- If you must address me, do so as Your Supreme Eminence. Which you should be doing anyway. - You saw a creature? What kind of creature? The kind we eat? Or the kind that eats us? - As John once said, I would rather go down on a swing! - Yes, of course! We're someplace else. I'll... get back to you on the specifics. - [I'm] aquatic. That's water, not mud. Mud is mud. You can't breathe in it, you can't move in it. It holds you, it grabs you, it sucks you down. You want to know about mud? I know about mud!
Come on, Modulers, or all the good quotes are gone. :D
- This is exactly what I imagined. And a couple of kids. - You’re gonna find - when you have your own, you want ‘em to pass you. Be better. Climb higher. I guess if that’s the measure - I’m the greatest dad on Earth. - Next Ferengi we see, we run. No questions later. - I’m just the guy without a brain! - Crichton’s don’t cry. Often. Or for very long.
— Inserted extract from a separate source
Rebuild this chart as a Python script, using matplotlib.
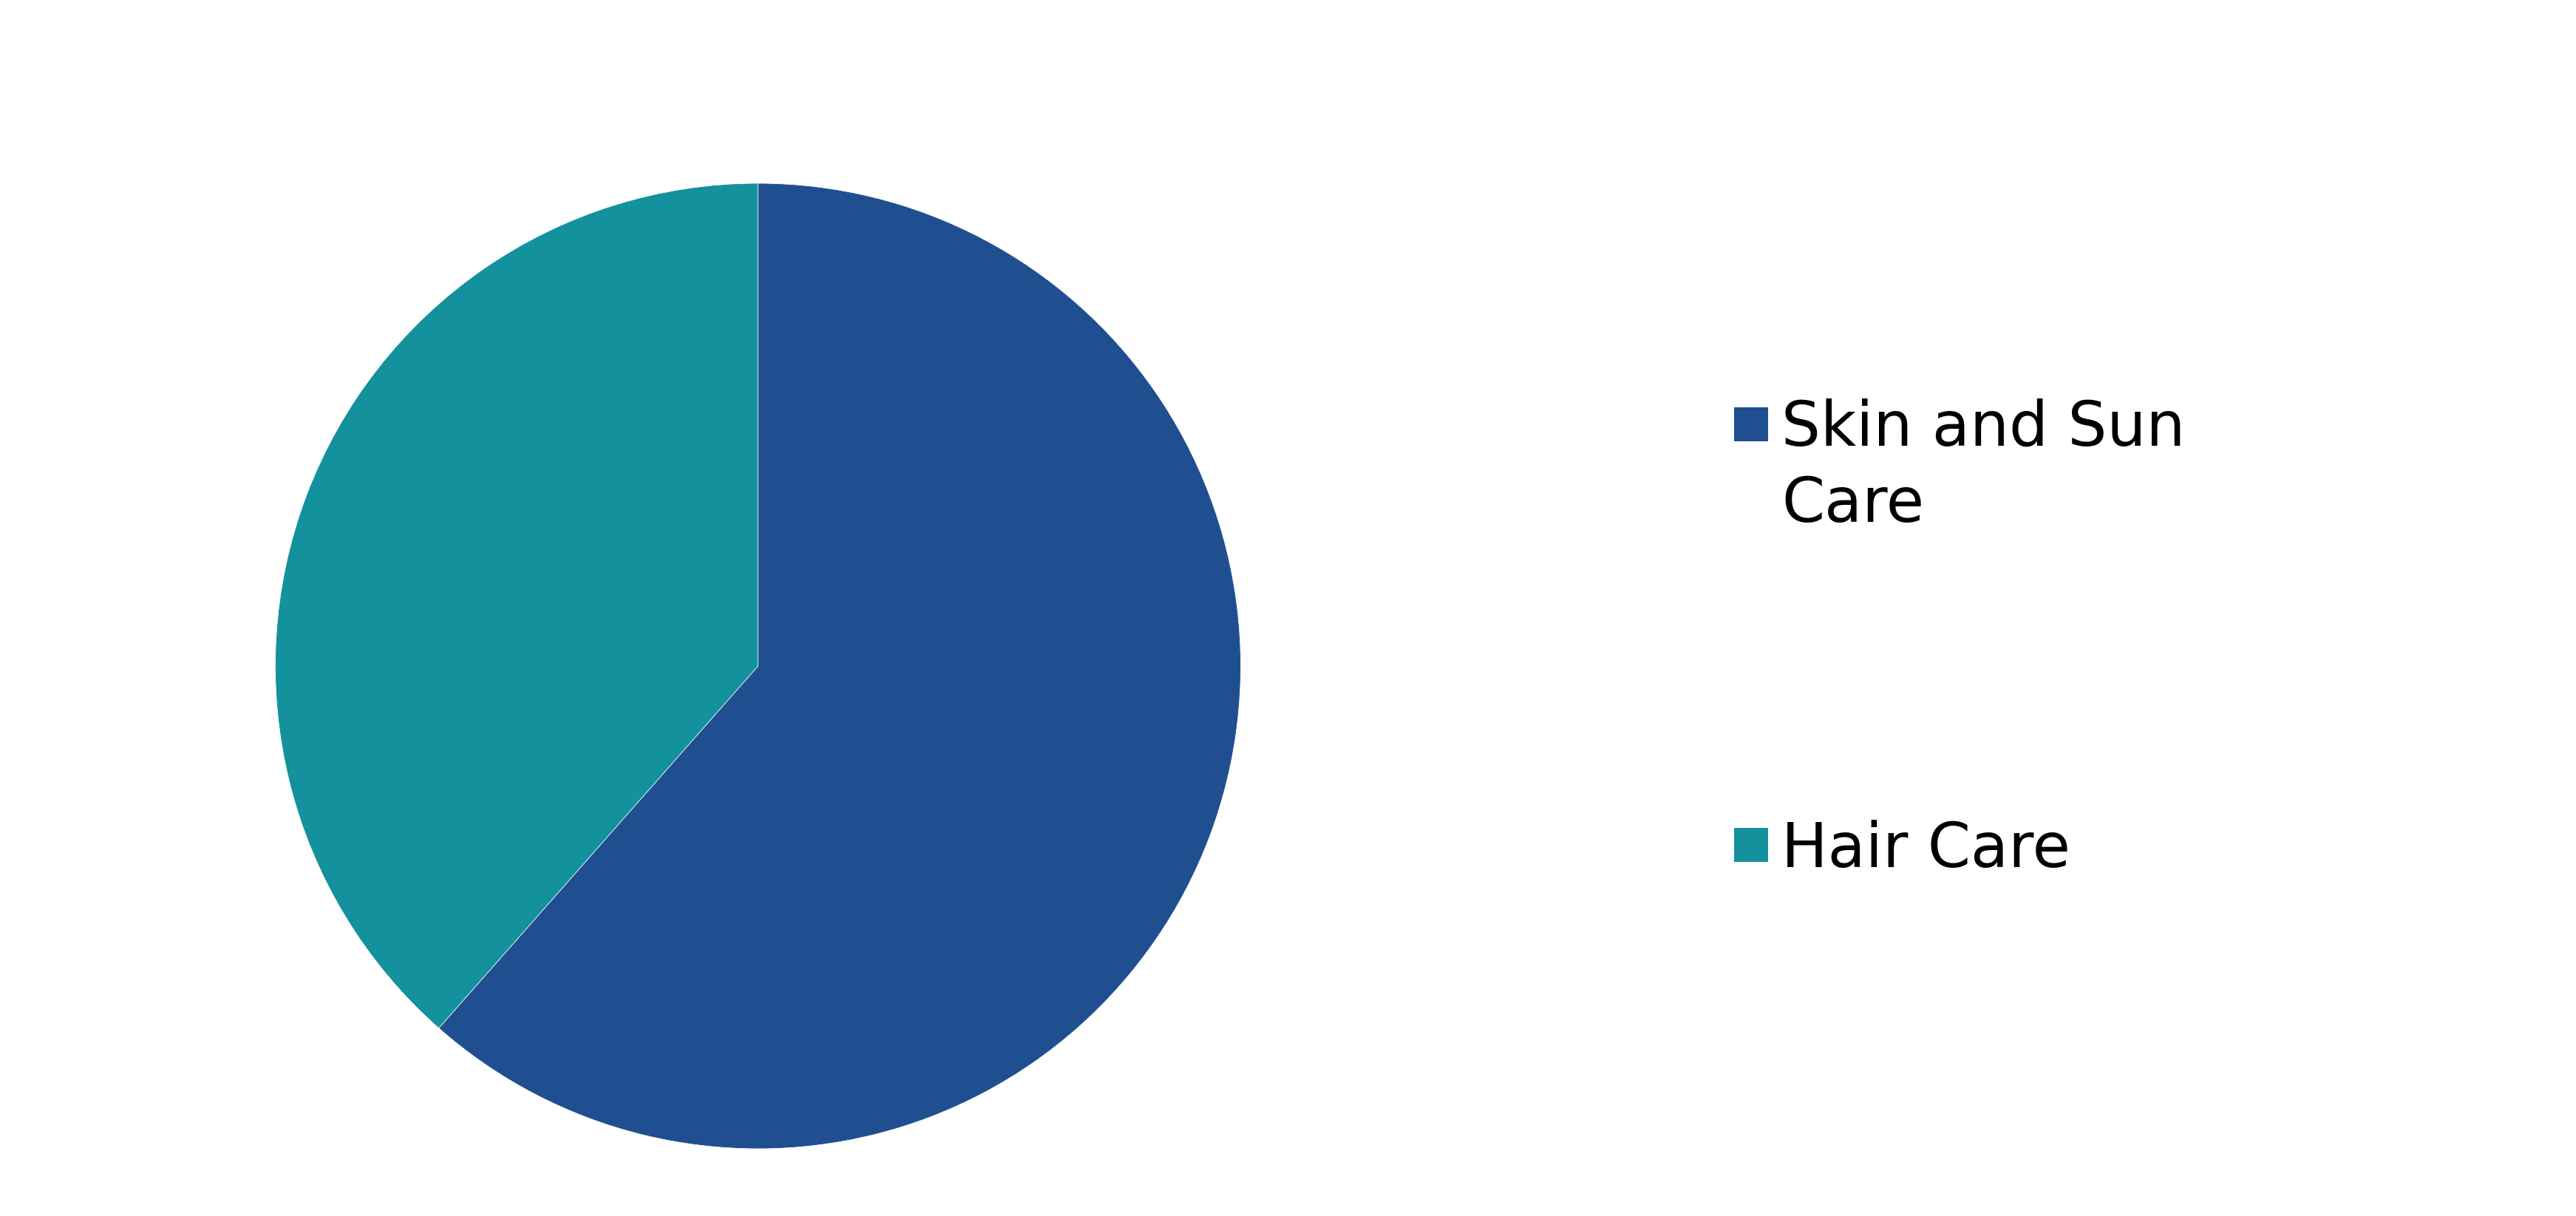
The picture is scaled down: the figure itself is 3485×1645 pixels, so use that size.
import matplotlib.pyplot as plt
from matplotlib.patches import Rectangle

# donnees
categories = ["Skin and Sun\nCare", "Hair Care"]
parts = [61.5, 38.5]
couleurs = ["#1F4F91", "#13919D"]

W, H = 3485, 1645
fig = plt.figure(figsize=(W/100, H/100), dpi=100)

## camembert
cx, cy, r = 1025.5, 744, 653  # pixels (origine en bas)
ax = fig.add_axes([(cx-r)/W, (cy-r)/H, 2*r/W, 2*r/H])
ax.pie(parts, colors=couleurs, startangle=90, counterclock=False,
       wedgeprops=dict(edgecolor="white", linewidth=0.5))
ax.set_xlim(-1, 1)
ax.set_ylim(-1, 1)
ax.set_aspect("equal")
ax.axis("off")

## legende a la main (carre aligne sur la 1ere ligne)
lx_carre, lx_texte = 2346, 2410
cote = 46
bases = [1042, 472]      # ligne de base du texte
bas_carres = [1048, 479]
interligne = 103
for lab, c, b, bc in zip(categories, couleurs, bases, bas_carres):
    fig.patches.append(Rectangle((lx_carre/W, bc/H), cote/W, cote/H,
                                 transform=fig.transFigure, facecolor=c,
                                 edgecolor="none"))
    lignes = lab.split("\n")
    for k, t in enumerate(lignes):
        fig.text(lx_texte/W, (b - interligne*k)/H, t, fontsize=60, color="black",
                 va="baseline", ha="left", family="DejaVu Sans")

fig.savefig("out.png", dpi=100, facecolor="white")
BTW, colls, I adore your icon. Now I wanna make a 'hair envy' one. LOL
+ You are a very ungrateful and selfish woman. Please remain silent from now on. + They were here. All of them. Ears. Tentacles. Cher. + She was vague to the point that I suspect she doesn't have a clue. + I will personally enjoy pulling you apart to see what you're made of. + Come out, come out wherever you are and see the young man that fell from the star.
1. I am not Kirk, Spock, Luke, Buck, Flash or Arthur frelling Dent. I'm Dorothy Gale from Kansas. 2. Sarcasm, the hallmark of the subeducated. 3. When a woman, whether she's a wife, a lover, or a slave you've purchased to be a wife or lover, leaves you repeatedly... take the hint. 4. Damn, Smoky, you can't argue with a woman! 5. Have we sent the 'don't shoot us we're pathetic' transmission yet?
~WHY SO DIFFICULT?!? ~How do you do, Pleased to meet you, and all that Yotz. ~No one has Margaritas with pizza! ~Cross my heart, smack me dead, stick a lobster on my head! ~Welcome to the Federation Ship SS Buttcrack.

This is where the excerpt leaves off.